В качестве раба г-жи Дунаевой он обязывается носить имя Григория, беспрекословно исполнять всякое ее желание, повиноваться всякому ее приказанию, держаться со своей госпожой как подчиненный, смотреть на всякий знак ее благосклонности как на чрезвычайную милость.
Г-жа Дунаева не только вправе наказывать своего раба за всякое упущение и за всякий проступок по собственному усмотрению, но и мучить его по первому своему капризу или для развлечения, как только вздумается, – вправе даже убить его, если ей вздумается, – словом, он ее неограниченная собственность.
В случае, если г-жа Дунаева пожелает даровать своему рабу свободу, г.

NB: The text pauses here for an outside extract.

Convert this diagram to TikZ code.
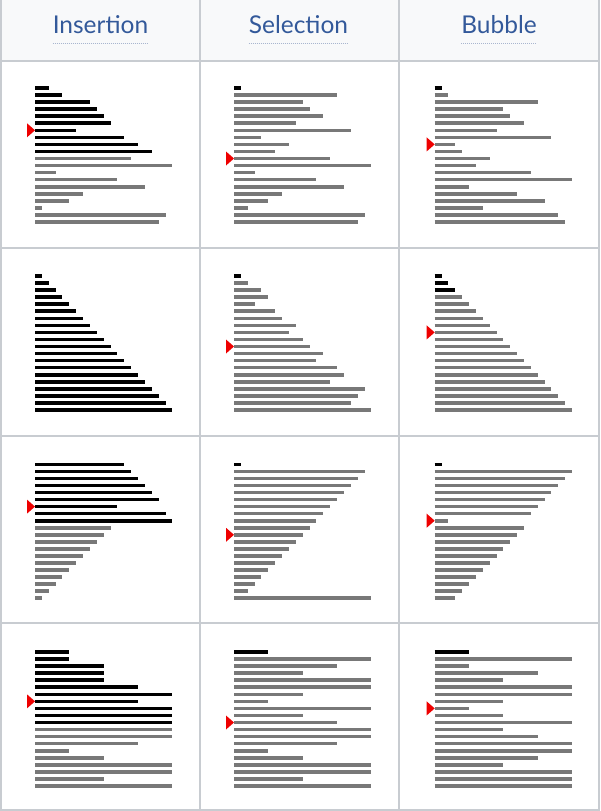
\documentclass[tikz,border=0pt]{standalone}
\usepackage{fontspec}
\setmainfont{Lato}
\definecolor{gridc}{HTML}{C8CCD1}
\definecolor{headbg}{HTML}{F8F9FA}
\definecolor{headtxt}{HTML}{33599A}
\definecolor{ulc}{HTML}{A9B6CF}
\definecolor{barblack}{HTML}{000000}
\definecolor{bargray}{HTML}{787878}
\definecolor{markred}{HTML}{EE0000}
\tikzset{
  sortbar/.style={line width=3.6pt, line cap=butt},
  gridline/.style={draw=gridc, line width=2pt},
  headtext/.style={font=\fontsize{24.5}{28}\selectfont, text=headtxt, inner sep=0pt, anchor=base},
  uline/.style={draw=ulc, line width=1pt, dash pattern=on 1pt off 1pt},
}
\newcommand\sortcell[5]{%
  \foreach \v [count=\i] in {#5} {%
    \pgfmathsetmacro\bary{#2+(\i-1)*7.05}%
    \pgfmathsetmacro\barlen{\v*6.87}%
    \ifnum\i>#3\relax \def\barcol{bargray}\else \def\barcol{barblack}\fi
    \draw[sortbar, draw=\barcol] (#1,\bary) -- ++(\barlen,0);
  }%
  \ifnum#4>0\relax
    \pgfmathsetmacro\marky{#2+(#4-1)*7.05}%
    \fill[markred] (#1,\marky) -- ++(-8,-7) -- ++(0,14) -- cycle;
  \fi
}
\begin{document}
\begin{tikzpicture}[x=1pt,y=-1pt]
\useasboundingbox (0,0) rectangle (600,811);
\fill[white] (0,0) rectangle (600,811);
\fill[headbg] (1,0) rectangle (599,61);
% header texts
\node[headtext] (h1) at (100.5,33) {Insertion};
\node[headtext] (h2) at (298.5,33) {Selection};
\node[headtext] (h3) at (499,33) {Bubble};
\foreach \h in {h1,h2,h3} {
  \draw[uline] ([yshift=-10pt]\h.base west) -- ([yshift=-10pt]\h.base east);
}
% grid
\draw[gridline] (1,0) -- (1,810);
\draw[gridline] (199.5,0) -- (199.5,810);
\draw[gridline] (398.5,0) -- (398.5,810);
\draw[gridline] (599,0) -- (599,810);
\foreach \yl in {61,248,435.5,623,810} {
  \draw[gridline] (0,\yl) -- (600,\yl);
}
% row 1: random
\sortcell{35}{88}{10}{7}{2,4,8,9,10,11,6,13,15,17,14,20,3,12,16,7,5,1,19,18}
\sortcell{234}{88}{1}{11}{1,15,10,11,13,9,17,4,8,6,14,20,3,12,16,7,5,2,19,18}
\sortcell{434.7}{88}{1}{9}{1,2,15,10,11,13,9,17,3,4,8,6,14,20,5,12,16,7,18,19}
% row 2: nearly sorted
\sortcell{35}{276}{20}{0}{1,2,3,4,5,6,7,8,9,10,11,12,13,14,15,16,17,18,19,20}
\sortcell{234}{276}{1}{11}{1,2,4,5,3,6,7,9,8,10,11,13,12,15,16,14,19,18,17,20}
\sortcell{434.7}{276}{3}{9}{1,2,3,4,5,6,7,8,9,10,11,12,13,14,15,16,17,18,19,20}
% row 3: reversed
\sortcell{35}{464.3}{9}{7}{13,14,15,16,17,18,12,19,20,11,10,9,8,7,6,5,4,3,2,1}
\sortcell{234}{464.3}{1}{11}{1,19,18,17,16,15,14,13,12,11,10,9,8,7,6,5,4,3,2,20}
\sortcell{434.7}{464.3}{1}{9}{1,20,19,18,17,16,15,14,2,13,12,11,10,9,8,7,6,5,4,3}
% row 4: few unique
\sortcell{35}{652}{11}{8}{5,5,10,10,10,15,20,15,20,20,20,20,20,15,5,10,20,20,10,20}
\sortcell{234}{652}{1}{11}{5,20,15,10,20,20,10,5,20,10,15,20,20,15,5,10,20,20,10,20}
\sortcell{434.7}{652}{1}{9}{5,20,5,15,10,20,20,10,5,10,20,10,15,20,20,15,10,20,20,20}
\end{tikzpicture}
\end{document}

Северин фон Кузимский должен забыть все, что он испытал или претерпел, будучи рабом, и никогда, ни при каких обстоятельствах и ни под каким видом не может помыслить о мести или возмездии .
Г-жа Дунаева обязывается, со своей стороны, одеваться возможно чаще в меха, в особенности в тех случаях, когда будет проявлять в отношении своего раба жестокость».
Под текстом договора помечено число нынешнего дня. Второй документ состоял всего из нескольких слов:
«Наскучив жизнью и ее разочарованиями, добровольно лишаю себя своей ненужной жизни».
Глубокий ужас охватил меня, когда я дочитал. Еще было не поздно, я мог еще отказаться, – но безумие страсти, вид прекрасной женщины, склонившейся над моим плечом, вихрем увлекли меня.
– Вот это тебе нужно будет переписать сначала, Северин, – сказала Ванда, указывая на второй документ, – он должен быть написан весь твоим почерком; в договоре это, разумеется, не нужно.
Я быстро переписал ту пару строк, в которых я объявляю себя самоубийцей, и передал бумагу Ванде. Она прочла, потом с улыбкой положила ее на стол.
– Ну, хватит у тебя мужества подписать это? – спросила она, склонив голову, с легкой усмешкой.
Я взял перо.
– Дай, я первая подпишу, у тебя рука дрожит. Разве тебя так пугает твое счастье?
Она взяла у меня договор и перо из рук. В борьбе с самим собой я несколько секунд озирался вокруг и, подняв глаза к потолку, вдруг заметил то, что мне часто бросалось в глаза на многих картинах итальянской и голландской школы, – крайняя историческая неверность живописи на потолке, придававшая картине странный, жуткий для меня в эту минуту характер.
Далила, дама с пышными формами и огненно-рыжими волосами, лежит, полуобнаженная, в темном меховом плаще на красной оттоманке и, улыбаясь, нагибается к Самсону, которого филистимляне бросили наземь и связали. В кокетливой насмешливости ее улыбки дышит истинно адская жестокость, полузакрытые глаза ее скрещиваются с глазами Самсона, прикованными к ней и в последнее мгновение взглядом безумной любви, – а враг уже упирается коленом в его грудь, готовый вонзить в него раскаленное железо.